Going to work used to mean traveling from home to a plant, store or office. Today many people do some or all their work at home. Garages, basements and attics are being transformed into the corporate headquarters of the newest entrepreneurs – home-based business owners.
Before diving headfirst into a home-based business, you must know why you are doing it. To succeed, your business must be based on something greater than a desire to be your own boss. You must plan and make improvements and adjustments along the road.
Ask yourself these questions – and remember, there are no best or right reasons for starting a home-based business. But it is important to understand what the venture involves.
Working under the same roof where your family lives may not prove to be as easy as it seems.
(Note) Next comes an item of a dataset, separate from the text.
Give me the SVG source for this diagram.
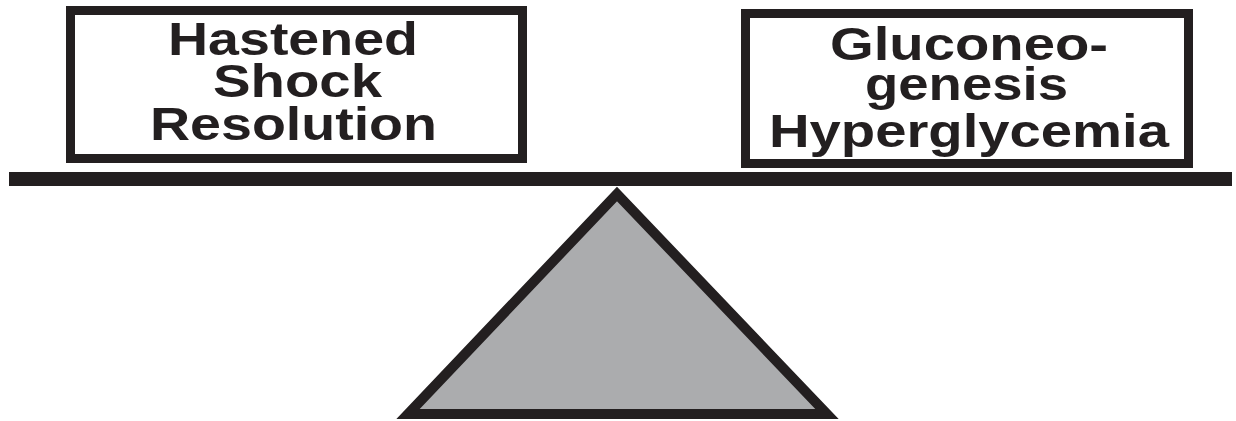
<svg xmlns="http://www.w3.org/2000/svg" width="1236" height="421" viewBox="0 0 1236 421">
<style>
.box{fill:#fff;stroke:#231f20;stroke-width:9}
.lbl{font-family:"Liberation Sans",Arial,sans-serif;font-weight:bold;font-size:46px;fill:#231f20;text-anchor:middle}
</style>
<rect width="1236" height="421" fill="#fff"/>
<g id="fulcrum">
<polygon points="617,194 408,414 827,414" fill="#abacae" stroke="#231f20" stroke-width="10" stroke-linejoin="miter"/>
</g>
<g id="beam">
<rect x="9" y="172" width="1223" height="14" fill="#231f20"/>
</g>
<g id="left-box">
<rect class="box" x="70.5" y="10.5" width="452" height="148"/>
<text class="lbl" x="293" y="55" textLength="250" lengthAdjust="spacingAndGlyphs">Hastened</text>
<text class="lbl" x="297.5" y="97" textLength="169" lengthAdjust="spacingAndGlyphs">Shock</text>
<text class="lbl" x="293.5" y="140" textLength="287" lengthAdjust="spacingAndGlyphs">Resolution</text>
</g>
<g id="right-box">
<rect class="box" x="745.5" y="13.5" width="443" height="150"/>
<text class="lbl" x="969" y="60" textLength="278" lengthAdjust="spacingAndGlyphs">Gluconeo-</text>
<text class="lbl" x="966.5" y="100" textLength="203" lengthAdjust="spacingAndGlyphs">genesis</text>
<text class="lbl" x="969" y="147" textLength="400" lengthAdjust="spacingAndGlyphs">Hyperglycemia</text>
</g>
</svg>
It’s important to work in a professional environment. One suggestion is to set up a separate office in your home to create this professional environment.
· Can I switch from home responsibilities to business work?
· Do I have the self-discipline to maintain schedules?
· Can I deal with the isolation of working from home?
· Am I a self-starter?
Finding Your Niche
Choosing a home business must be approached carefully. Ask yourself:
· Does my home have the space for a business?
· Can I identify and describe the business I want to establish?
· Can I identify my business product or service?
· Is there a demand for that product or service?
· Can I successfully run the business from home?
A home-based business is subject to many of the same laws and regulations affecting other businesses.
Some general areas include:
· Zoning regulations. If your business operates in violation of them, you could be fined or shut down.
· Product restrictions. Certain products cannot be produced in the home. Most states outlaw home production of fireworks, drugs, poisons, explosives, sanitary or medical products and toys. Some states also prohibit home-based businesses from making food, drink or clothing.
Be sure to consult an attorney and your local, city and state departments of labor to find out which laws and regulations will affect your business. Additionally, check on registration and accounting requirements needed to open your home-based business.
You may need a work certificate or license from the state. Your business name may need to be registered with the state. A separate business telephone and bank account are good business practices.
Also remember, if you have employees you are responsible for withholding income and social-security taxes, and for complying with minimum wage and employee health and safety laws.
If you’re convinced that working from home is for you, it’s time to create your business plan. The SBA and its resource partners, such as SCORE, SBDCs and WBCs can help make the process easier.